My song today is “I’m Not in Love”. This is a song by English group ‘10cc’ and was written by band members Eric Stewart and Graham Gouldman. It is known for its innovative and distinctive backing track, composed mostly of the band's multitracked vocals. Released in the UK in May 1975 as the second single from the band's third album, ‘The Original Soundtrack’ it became the second of the group's three number-one singles in the UK between 1973 and 1978, topping the ‘UK Singles Chart’ for two weeks. The song was also the band's breakthrough hit worldwide, reaching Number 1 in Ireland and Canada and Number 2 on the ‘Billboard Hot 100’ in the US, as well as reaching the top 10 in Australia, New Zealand, and several European countries.

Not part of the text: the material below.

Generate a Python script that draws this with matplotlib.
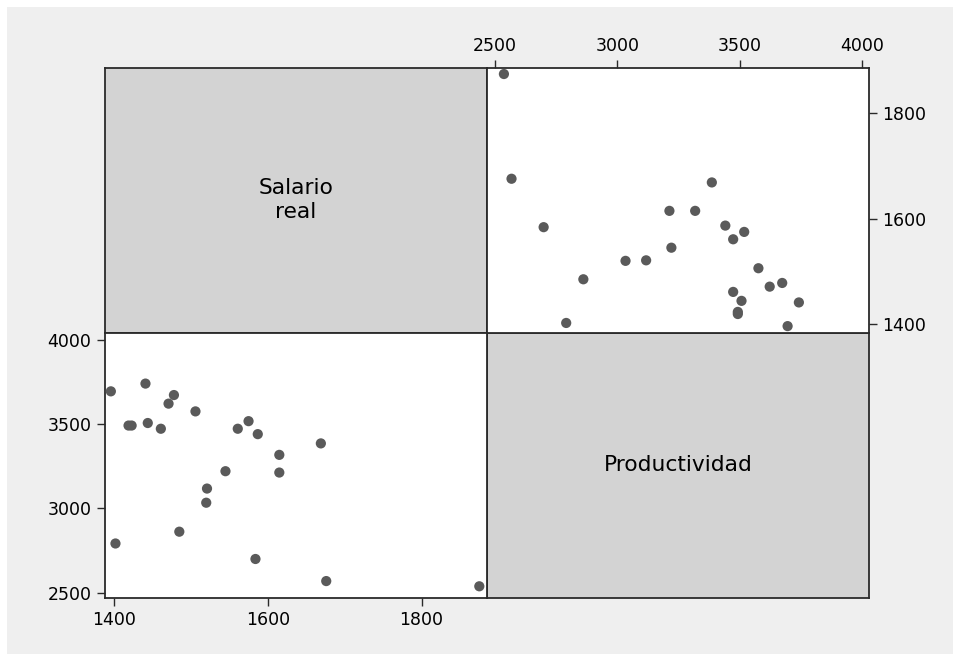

This song very much reminds me of my romantic late teens. Being a hopeless ‘romantic’ I loved the experience of ‘falling in love’ but did not want the responsibility of ‘being in love’. I wanted to travel and live in Canada at the age of 21 years, and because, I had been awarded a sizable compensation amount from a traffic accident in my childhood that would become due at my age of maturity (21-year-old) such travel plans became financially possible. I had no intention of getting married before my late twenties and throwing a spanner in the works of my planned adventures abroad.
My answer was for me to continue to ‘fall in love’ with beautiful young women as often as I could, as long as I did not stay ‘fallen’, and allowed myself to ‘fall out of love’ so that I could ‘fall back in love’ again! Consequently, I never dated any young woman for more than one month and ended that brief courtship before either of us got emotionally committed to the relationship.
‘Being in love’ first came my way during my 22nd/23rd year of life in Canada, but even then, I avoided the ultimate commitment and returned to England, where I found myself ‘being caught on the emotional rebound’, and committing myself to a less deserving and less compatible person than the one I had left behind in Toronto, Canada. I would be 40 years old before I found genuine love again, and for the following twenty-five years I remained in love.
I would be 68 years old before I found the ‘love of my life’ in Haworth, and two years later, Sheila and I married on my 70th birthday in November 2012. Sheila was a widow and is 14 years my junior. She and is beautiful inside and out, and despite me being diagnosed with a terminal blood cancer only three months after our wedding, and having had an extensive number of cancer operations and procedures since, even with three different body cancers inside me, and awaiting another biopsy result, I have never felt happier in my life or as loved. Never again will I be able to say, ‘I’m not in love’.